Um, sure. Grand strategy is the matching of threats with capabilities and commitments, and it seems that the F35 is a capability poorly matched to the threats if one has to summon North Korea or Iran as the threats to Canadian sovereignty. Sure, the military is playing to the Conservative government that has played the nationalism card about Arctic Sovereignty, but the big threats to CA sovereignty are the Russians and the Americans. Buying an American plane is probably not going to help deter the Americans--just a guess. And the Russians are not going to be deterred by a handful of semi-visible Canadian planes any more than they would be deterred by a handful of completely visible Canadian planes. The key here is handful. And Russian. And guess what? For the foreseeable future, the US and Canada have a deal where they jointly defend North American air space via NORAD. So, Canada needs to kick in some capability to keep the US happy about the deal, but that is not a way to sell an expensive plane to the Canadian public.
The general goes on to talk about how useful such planes are against insurgencies if no drones are around. Well, duh, as SecDef Gates pointed out to his Air Force (by firing a bunch of folks), you can buy a lot of drones for the price of one manned semi-stealthy fighter.

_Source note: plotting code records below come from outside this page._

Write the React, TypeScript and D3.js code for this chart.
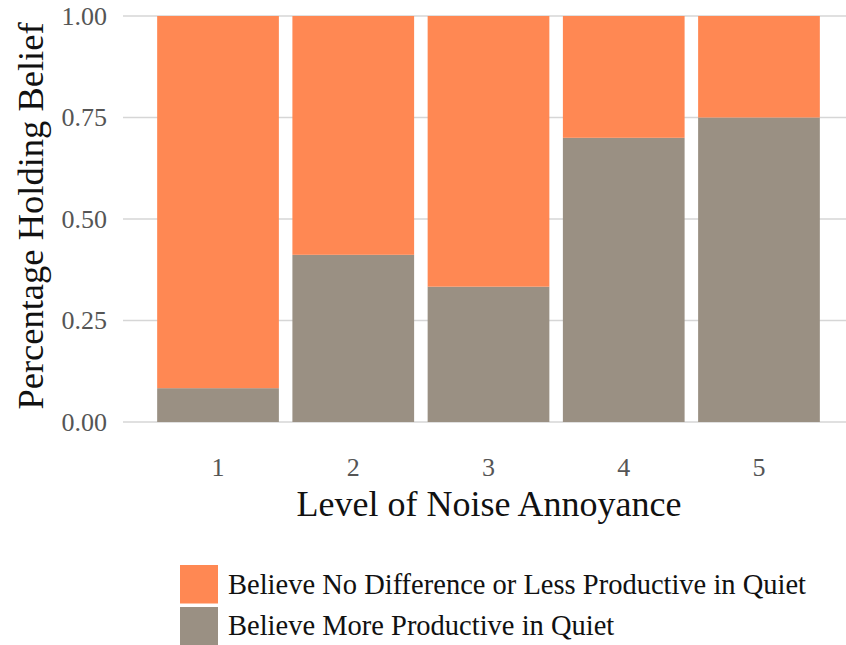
import React from "react";
import * as d3 from "d3";

const levels = ["1", "2", "3", "4", "5"];
const moreProductive = [0.0833, 0.4118, 0.3333, 0.7, 0.75];
const seriesNames = ["Believe No Difference or Less Productive in Quiet", "Believe More Productive in Quiet"];
const seriesColors = ["#FF8853", "#9A9083"];
const yTicks = [0, 0.25, 0.5, 0.75, 1];

const W = 846, H = 645;
const FONT = "'Liberation Serif', serif";

export default function App() {
  const x = d3.scaleBand<string>().domain(levels).range([150.4, 826.6]).paddingInner(0.1).paddingOuter(0.05);
  const y = d3.scaleLinear().domain([0, 1]).range([422, 16]);
  const stackData = levels.map((l, i) => ({ level: l, more: moreProductive[i], less: 1 - moreProductive[i] }));
  const stack = d3.stack<any>().keys(["more", "less"])(stackData);
  const colorFor: Record<string, string> = { more: seriesColors[1], less: seriesColors[0] };
  return (
    <svg width={W} height={H} style={{ position: "absolute", left: 0, top: 0, background: "#fff" }} fontFamily={FONT}>
      {yTicks.map((t) => (
        <line key={t} x1={123} x2={846} y1={y(t)} y2={y(t)} stroke="#d6d6d6" strokeWidth={1.6} />
      ))}
      {stack.map((s) => (
        <g key={s.key} fill={colorFor[s.key]}>
          {s.map((d, i) => (
            <rect key={i} x={x(levels[i])} width={x.bandwidth()} y={y(d[1])} height={y(d[0]) - y(d[1])} />
          ))}
        </g>
      ))}
      {yTicks.map((t) => (
        <text key={t} x={107} y={y(t)} dy="0.33em" textAnchor="end" fontSize={26} fill="#555">
          {d3.format(".2f")(t)}
        </text>
      ))}
      {levels.map((l) => (
        <text key={l} x={(x(l) as number) + x.bandwidth() / 2} y={476} textAnchor="middle" fontSize={26} fill="#555">
          {l}
        </text>
      ))}
      <text x={489} y={516} textAnchor="middle" fontSize={36} fill="#111">Level of Noise Annoyance</text>
      <text transform="translate(43,216) rotate(-90)" textAnchor="middle" fontSize={36.5} fill="#111">Percentage Holding Belief</text>
      {seriesNames.map((n, i) => (
        <g key={n}>
          <rect x={180} y={565 + i * 42} width={38} height={38.5} fill={seriesColors[i]} />
          <text x={228} y={594 + i * 41} fontSize={28.5} fill="#111">{n}</text>
        </g>
      ))}
    </svg>
  );
}
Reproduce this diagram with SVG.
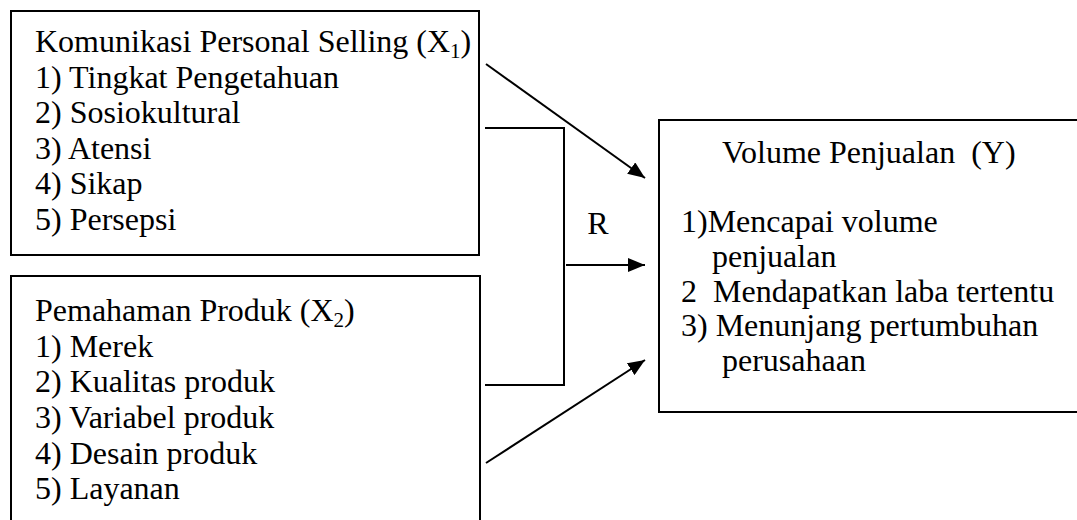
<svg xmlns="http://www.w3.org/2000/svg" width="1077" height="520" viewBox="0 0 1077 520">
<style>
.box{fill:#fff;stroke:#000;stroke-width:2}
.t{font-family:"Liberation Serif","Times New Roman",serif;font-size:32px;fill:#000;white-space:pre}
.c{fill:none;stroke:#000;stroke-width:2}
</style>
<defs>
<marker id="ah" markerUnits="userSpaceOnUse" markerWidth="17" markerHeight="14" viewBox="0 0 17 14" refX="17" refY="7" orient="auto">
<path d="M0,0 L17,7 L0,14 z" fill="#000"/>
</marker>
</defs>
<rect width="1077" height="520" fill="#fff"/>
<g id="x1">
<rect class="box" x="11" y="11" width="468" height="244"/>
<text class="t" x="35" y="52">Komunikasi Personal Selling (X<tspan font-size="21" dy="6">1</tspan><tspan dy="-6">)</tspan></text>
<text class="t" x="35" y="87.5">1) Tingkat Pengetahuan</text>
<text class="t" x="35" y="123">2) Sosiokultural</text>
<text class="t" x="35" y="158.5">3) Atensi</text>
<text class="t" x="35" y="194">4) Sikap</text>
<text class="t" x="35" y="229.5">5) Persepsi</text>
</g>
<g id="x2">
<rect class="box" x="11" y="276" width="469" height="260"/>
<text class="t" x="35" y="321">Pemahaman Produk (X<tspan font-size="21" dy="6">2</tspan><tspan dy="-6">)</tspan></text>
<text class="t" x="35" y="357">1) Merek</text>
<text class="t" x="35" y="392">2) Kualitas produk</text>
<text class="t" x="35" y="428">3) Variabel produk</text>
<text class="t" x="35" y="464">4) Desain produk</text>
<text class="t" x="35" y="499">5) Layanan</text>
</g>
<g id="y">
<rect class="box" x="659" y="120" width="430" height="292"/>
<text class="t" x="722" y="163">Volume Penjualan  (Y)</text>
<text class="t" x="681" y="232">1)Mencapai volume</text>
<text class="t" x="712" y="267">penjualan</text>
<text class="t" x="681" y="302">2  Mendapatkan laba tertentu</text>
<text class="t" x="681" y="336">3) Menunjang pertumbuhan</text>
<text class="t" x="722" y="371">perusahaan</text>
</g>
<g id="connectors">
<polyline class="c" points="485,128 564,128 564,385 485,385"/>
<line class="c" x1="486" y1="64" x2="645" y2="178" marker-end="url(#ah)"/>
<line class="c" x1="566" y1="265" x2="645" y2="265" marker-end="url(#ah)"/>
<line class="c" x1="486" y1="463" x2="645" y2="360" marker-end="url(#ah)"/>
<text class="t" x="598" y="234" text-anchor="middle">R</text>
</g>
</svg>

So, perhaps the real reason is this:
Mr. Lagassé* said. “It doesn’t fit with the threat environment. Let’s be frank: The real value of this aircraft is inter-operability with allies overseas.”But selling a plane to the CA parliament based on future missions with the US and NATO does not work when one has been hammering away at Canada First. Even though the best defense of Canada remains its alliance with the US. Talk about inconvenient truths.
* This dubious Lagassé character is none other than Phillipe Lagassé of U of Ottawa and known to be a fellow traveler of mine.